Si la menace de la propagation d’Ebola a maintenant disparu, l’impact de cette épidémie dévastatrice se fait encore sentir dans les communautés frontalières de la région du fleuve Mano en Afrique de l’Ouest.

Ebola a répandu la peur et la méfiance et a conduit certaines communautés à l’isolement le plus complet et à l’abandon par leurs voisins et amis.

Le virus Ebola s’est déclaré à Camp Number 3, une communauté reculée à la frontière du Libéria, en décembre 2014. Dépourvus d’information sur la maladie et sa transmission, les voisins et amis ont accouru au chevet des premières victimes. Mohammed T. Sawaray, chef de village adjoint de Camp Number 3, était le porte-parole de la communauté durant la crise Ebola.

Nous ignorions ce qu’était Ebola et comment nous en prémunir. En 2015, de nombreuses personnes sont tombées malades.

Camp Number Three s’est vite retrouvée isolée. Les commerçants refusaient de desservir la ville, le marché a été fermé et ses habitants se sont vus refuser l’accès à d’autres localités voisines. La région a rapidement été surnommée 'la zone de la mort'.

Des communautés en conflit

Les vivres sont venus à manquer. La communauté a été contrainte de consommer la totalité de ses réserves puisque les pêcheurs et les commerçants refusaient de venir vendre leurs marchandises. On estime à 66 % les ménages libériens qui ont dépensé toutes leurs économies durant l’épidémie.Comme l’explique Mohammed:

Nous étions face à un dilemme, notre position était triste.
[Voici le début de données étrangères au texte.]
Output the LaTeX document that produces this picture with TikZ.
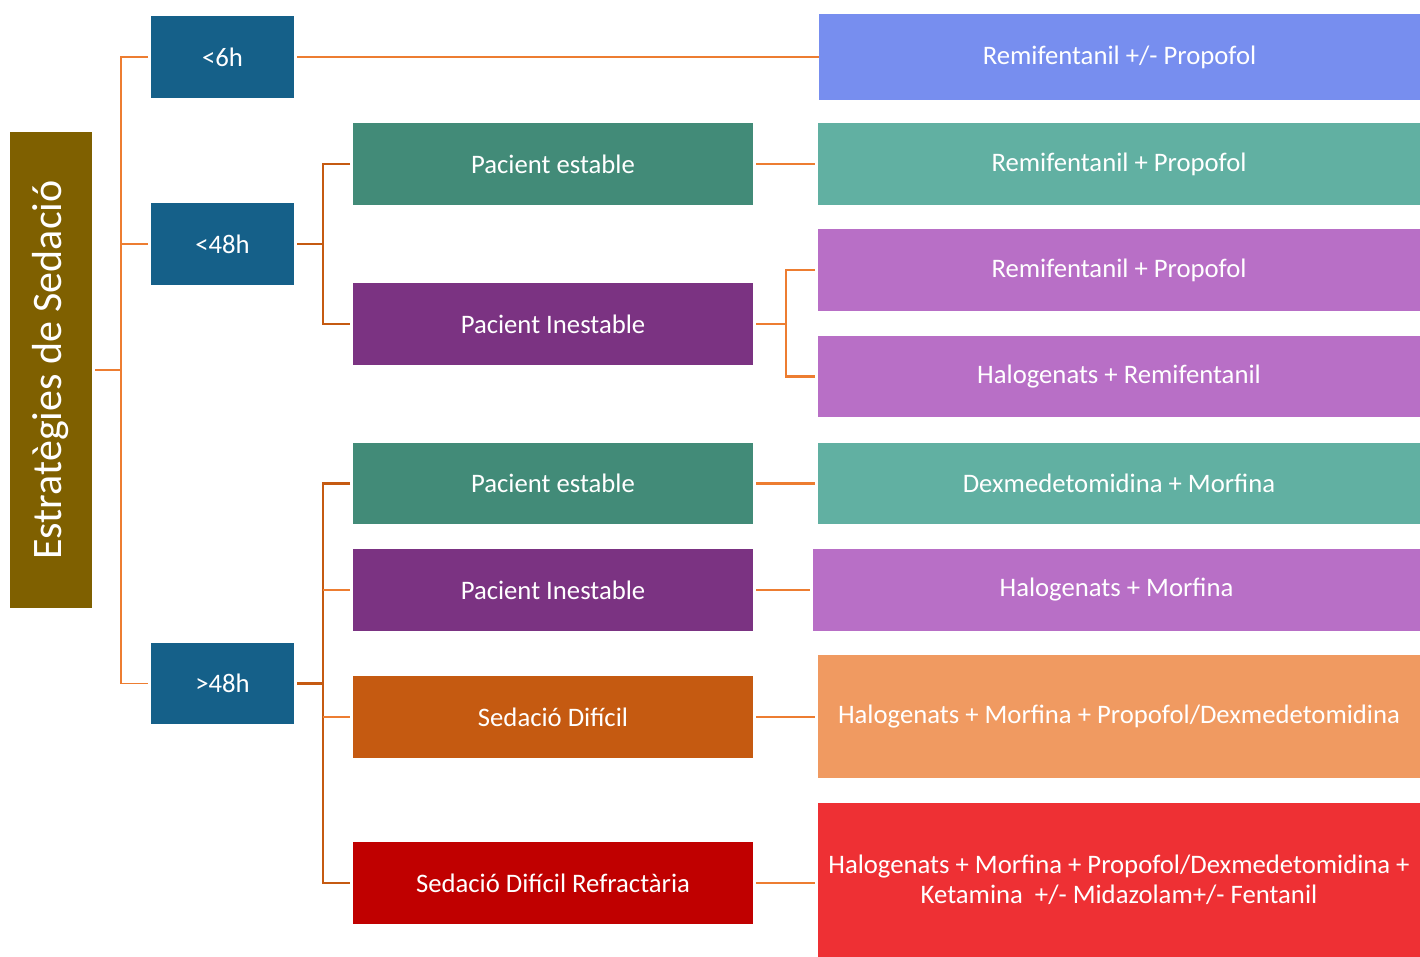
\documentclass[tikz,border=0pt]{standalone}
\usepackage{fontspec}
\setmainfont{Carlito}
\definecolor{cOlive}{HTML}{7F6000}
\definecolor{cBlue}{HTML}{156089}
\definecolor{cGreen}{HTML}{428B78}
\definecolor{cPurple}{HTML}{7B3382}
\definecolor{cOrange}{HTML}{C55A11}
\definecolor{cRed}{HTML}{C00000}
\definecolor{cPeri}{HTML}{778EEF}
\definecolor{cTeal}{HTML}{61B0A2}
\definecolor{cLilac}{HTML}{B86FC6}
\definecolor{cPeach}{HTML}{F09A61}
\definecolor{cBright}{HTML}{EE3034}
\definecolor{cLine}{HTML}{ED7D31}
\definecolor{cLineDark}{HTML}{C55A11}
\tikzset{
  box/.style={rectangle, inner sep=0pt, outer sep=0pt, text=white, align=center,
    font=\fontsize{26.7}{29.5}\selectfont},
  thinlink/.style={draw=cLine, line width=1.4pt},
  midlink/.style={draw=cLine, line width=2.4pt},
  thicklink/.style={draw=cLineDark, line width=2.8pt},
}
\begin{document}
\begin{tikzpicture}[x=1pt, y=-1pt]
\useasboundingbox (0,0) rectangle (1420,957);

% root
\node[box, fill=cOlive, rotate=90, minimum width=476, minimum height=82,
  font=\fontsize{42}{48}\selectfont] (root) at (51,370) {Estratègies de Sedació};

% time ranges
\node[box, fill=cBlue, minimum width=143, minimum height=82] (t6) at (222.5,57) {<6h};
\node[box, fill=cBlue, minimum width=143, minimum height=82] (t48) at (222.5,244) {<48h};
\node[box, fill=cBlue, minimum width=143, minimum height=81] (tg48) at (222.5,683.5) {>48h};

% patient states
\node[box, fill=cGreen, minimum width=400, minimum height=82] (pe1) at (553,164) {Pacient estable};
\node[box, fill=cPurple, minimum width=400, minimum height=82] (pi1) at (553,324) {Pacient Inestable};
\node[box, fill=cGreen, minimum width=400, minimum height=81] (pe2) at (553,483.5) {Pacient estable};
\node[box, fill=cPurple, minimum width=400, minimum height=82] (pi2) at (553,590) {Pacient Inestable};
\node[box, fill=cOrange, minimum width=400, minimum height=82] (sd) at (553,717) {Sedació Difícil};
\node[box, fill=cRed, minimum width=400, minimum height=82] (sdr) at (553,883) {Sedació Difícil Refractària};

% treatments
\node[box, fill=cPeri, minimum width=601, minimum height=86] (r1) at (1119.5,57) {Remifentanil +/- Propofol};
\node[box, fill=cTeal, minimum width=602, minimum height=82] (r2) at (1119,164) {Remifentanil + Propofol};
\node[box, fill=cLilac, minimum width=602, minimum height=82] (r3) at (1119,270) {Remifentanil + Propofol};
\node[box, fill=cLilac, minimum width=602, minimum height=81] (r4) at (1119,376.5) {Halogenats + Remifentanil};
\node[box, fill=cTeal, minimum width=602, minimum height=81] (r5) at (1119,483.5) {Dexmedetomidina + Morfina};
\node[box, fill=cLilac, minimum width=607, minimum height=82] (r6) at (1116.5,590) {Halogenats + Morfina};
\node[box, fill=cPeach, minimum width=602, minimum height=123] (r7) at (1119,716.5) {Halogenats + Morfina + Propofol/Dexmedetomidina};
\node[box, fill=cBright, minimum width=602, minimum height=154] (r8) at (1119,880)
  {Halogenats + Morfina + Propofol/Dexmedetomidina +\\Ketamina\ \ +/- Midazolam+/- Fentanil};

% root bracket
\coordinate (rb) at (121,370);
\draw[thinlink] ([xshift=3pt]root.south) -- (rb);
\draw[thinlink] (t6.west) ++(-3,0) -| (rb) |- ([xshift=-3pt]tg48.west);
\draw[thinlink] (rb |- t48.west) -- ([xshift=-3pt]t48.west);

% <6h
\draw[thinlink] ([xshift=3pt]t6.east) -- (r1.west);

% <48h bracket
\coordinate (b48) at (323,244);
\draw[thicklink] ([xshift=3pt]t48.east) -- (b48);
\draw[thicklink] ([xshift=-3pt]pe1.west) -| (b48) |- ([xshift=-3pt]pi1.west);

% >48h bracket
\coordinate (bg48) at (323,683.5);
\draw[thicklink] ([xshift=3pt]tg48.east) -- (bg48);
\draw[thicklink] ([xshift=-3pt]pe2.west) -| (bg48) |- ([xshift=-3pt]sdr.west);
\draw[thinlink] (bg48 |- pi2.west) -- ([xshift=-3pt]pi2.west);
\draw[thinlink] (bg48 |- sd.west) -- ([xshift=-3pt]sd.west);

% patient states to treatments
\draw[midlink] ([xshift=3pt]pe1.east) -- ([xshift=-3pt]r2.west);
\coordinate (bi1) at (786,324);
\draw[midlink] ([xshift=3pt]pi1.east) -- (bi1);
\draw[midlink] ([xshift=-3pt]r3.west) -| (bi1) |- ([xshift=-3pt]r4.west);
\draw[midlink] ([xshift=3pt]pe2.east) -- ([xshift=-3pt]r5.west);
\draw[midlink] ([xshift=3pt]pi2.east) -- ([xshift=-3pt]r6.west);
\draw[midlink] ([xshift=3pt]sd.east) -- ([xshift=-3pt]sd.east -| r7.west);
\draw[midlink] ([xshift=3pt]sdr.east) -- ([xshift=-3pt]sdr.east -| r8.west);
\end{tikzpicture}
\end{document}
Nous étions abandonnés et coupés des communautés environnantes et nous ne pouvions aller nulle part. Nous avons épuisé toutes nos réserves afin de survivre. Nous nous en sommes remis à Dieu.
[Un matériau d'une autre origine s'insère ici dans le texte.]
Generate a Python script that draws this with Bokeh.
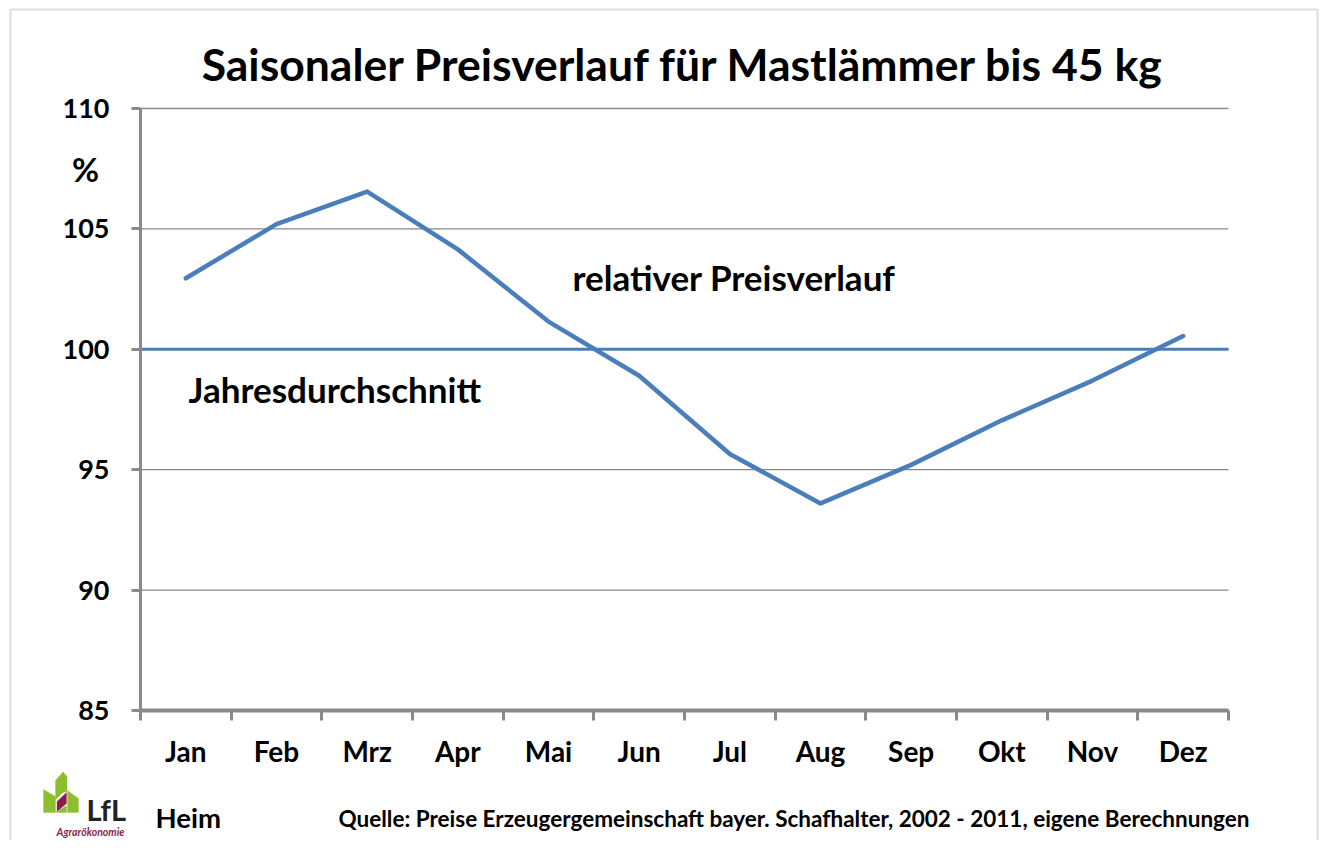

Cependant, la méfiance ne se faisait pas seulement sentir entre les communautés, elle gagnait également les résidents de Camp Number Three. Dans leur colère, des villageois ont brûlé la pharmacie que possédait la famille d’une des premières victimes d’Ebola.
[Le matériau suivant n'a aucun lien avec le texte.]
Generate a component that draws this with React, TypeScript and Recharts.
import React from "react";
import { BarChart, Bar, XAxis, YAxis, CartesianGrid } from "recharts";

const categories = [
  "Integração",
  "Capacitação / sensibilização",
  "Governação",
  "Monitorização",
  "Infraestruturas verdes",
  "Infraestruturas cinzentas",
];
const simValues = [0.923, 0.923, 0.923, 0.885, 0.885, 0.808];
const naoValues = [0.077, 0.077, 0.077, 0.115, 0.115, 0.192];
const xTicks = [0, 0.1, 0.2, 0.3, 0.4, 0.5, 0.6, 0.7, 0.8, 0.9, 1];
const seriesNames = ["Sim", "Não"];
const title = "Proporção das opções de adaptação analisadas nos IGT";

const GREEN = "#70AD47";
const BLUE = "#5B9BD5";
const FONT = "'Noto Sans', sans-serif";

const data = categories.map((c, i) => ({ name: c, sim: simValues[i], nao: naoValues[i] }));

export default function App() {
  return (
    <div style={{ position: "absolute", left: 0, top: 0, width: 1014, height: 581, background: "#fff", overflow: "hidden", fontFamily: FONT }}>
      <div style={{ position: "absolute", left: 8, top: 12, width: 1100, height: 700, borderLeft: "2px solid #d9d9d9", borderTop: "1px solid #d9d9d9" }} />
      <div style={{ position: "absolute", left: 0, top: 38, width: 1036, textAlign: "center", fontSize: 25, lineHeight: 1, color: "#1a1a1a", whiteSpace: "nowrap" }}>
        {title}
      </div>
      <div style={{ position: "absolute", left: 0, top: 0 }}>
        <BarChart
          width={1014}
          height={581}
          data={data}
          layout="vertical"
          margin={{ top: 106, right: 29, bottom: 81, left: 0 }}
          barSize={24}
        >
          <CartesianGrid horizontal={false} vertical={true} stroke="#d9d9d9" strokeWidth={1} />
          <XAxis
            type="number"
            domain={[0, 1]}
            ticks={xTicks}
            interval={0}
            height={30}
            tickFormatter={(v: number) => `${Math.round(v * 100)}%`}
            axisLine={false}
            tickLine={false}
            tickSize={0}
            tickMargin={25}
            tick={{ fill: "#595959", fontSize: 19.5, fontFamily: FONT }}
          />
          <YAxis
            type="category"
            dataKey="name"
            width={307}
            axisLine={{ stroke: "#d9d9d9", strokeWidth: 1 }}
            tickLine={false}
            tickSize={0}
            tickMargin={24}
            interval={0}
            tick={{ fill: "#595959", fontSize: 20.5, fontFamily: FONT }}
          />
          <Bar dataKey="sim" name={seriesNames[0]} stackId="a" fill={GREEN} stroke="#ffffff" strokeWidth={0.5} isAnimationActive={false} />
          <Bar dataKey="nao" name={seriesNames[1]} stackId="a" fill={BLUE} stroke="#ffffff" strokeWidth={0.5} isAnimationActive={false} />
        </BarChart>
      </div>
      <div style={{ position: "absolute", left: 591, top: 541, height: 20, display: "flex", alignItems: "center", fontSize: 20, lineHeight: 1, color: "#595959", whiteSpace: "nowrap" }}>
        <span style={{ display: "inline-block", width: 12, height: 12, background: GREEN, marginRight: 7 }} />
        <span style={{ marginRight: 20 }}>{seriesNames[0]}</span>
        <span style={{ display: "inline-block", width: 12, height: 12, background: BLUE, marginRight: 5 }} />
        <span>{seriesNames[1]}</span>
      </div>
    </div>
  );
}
Notre communauté, elle aussi, était en proie aux divisions. La partie droite de Camp Number Three a été épargnée alors que la partie gauche a succombé à Ebola. Nombreux sont ceux qui se sont désolidarisés du reste de la communauté.

Face à la montée des tensions, la communauté s’est tournée vers la plateforme de district pour le dialogue (PDD) de Tewor. Établis et soutenus par Conciliation Resources et ses partenaires, les PDD sont des réseaux communautaires d’artisans de paix locaux dont la vocation est d’arbitrer les conflits et de leur trouver une issue pacifique. 

Un espace pour parler

La PDD de Tewor s’est fréquemment rendue à Camp Number Three, y organisant des discussions communautaires destinées à favoriser non seulement le dialogue, mais aussi le partage d’informations sur le virus Ebola. Dans ce contexte, l’ensemble de ces plateformes sont devenues un lien essentiel avec le monde extérieur. Selon Mohammed, l’aide apportée par la PDD s’est avérée vitale à sa communauté: 

À chacune des visites de ses représentants, nous nous réunissions. Ils nous expliquaient que nous formions un tout malgré l’épidémie d’Ebola. Ils nous parlaient pour que l’on puisse mettre de côté nos griefs et nous unir, pour qu’ensemble nous puissions combattre cette maladie.

En plus de ses visites à Camp Number Three, la PDD est également intervenue dans les communautés voisines pour les informer des modes de transmission d’Ebola et pour leur expliquer qu’elles pouvaient interagir sans risque avec les communautés touchées. Ces discussions ont jeté les bases d’un dialogue intercommunautaire où les craintes et préoccupations ont pu être exprimées, et les relations reconstruites: 

Lorsque nous avons fait part aux membres de la PDD du rejet dont nous étions l’objet de la part des communautés voisines, ils ont pris cela comme un défi à relever et se sont rendus dans la majorité des villages avoisinants. Grâce à leur intervention et leur influence, nos relations avec nos voisins sont meilleures qu’avant l’épidémie d’Ebola.

Le travail mené par la PDD au sein de Camp Number Three et avec les communautés environnantes ne s’est pas fait en un jour. Rétablir la confiance et régler les griefs prend du temps, c’est la raison pour laquelle Conciliation Resources estime que la clé de la réussite réside dans le soutien à long terme de ces organisations communautaires. 

Et Mohammed de conclure:

Notre confiance envers la PDD, et ce encore maintenant, s’explique par le fait que ses membres ont été les premiers à venir nous voir et à nous parler pour nous réconcilier et ramener la cohésion en notre sein. Ils ont continué de venir et de nous parler jusqu’à ce que nous soyons à même de les écouter et d’adhérer à leurs propos. Nous avons besoin d’eux à nos côtés, et ce à tout moment.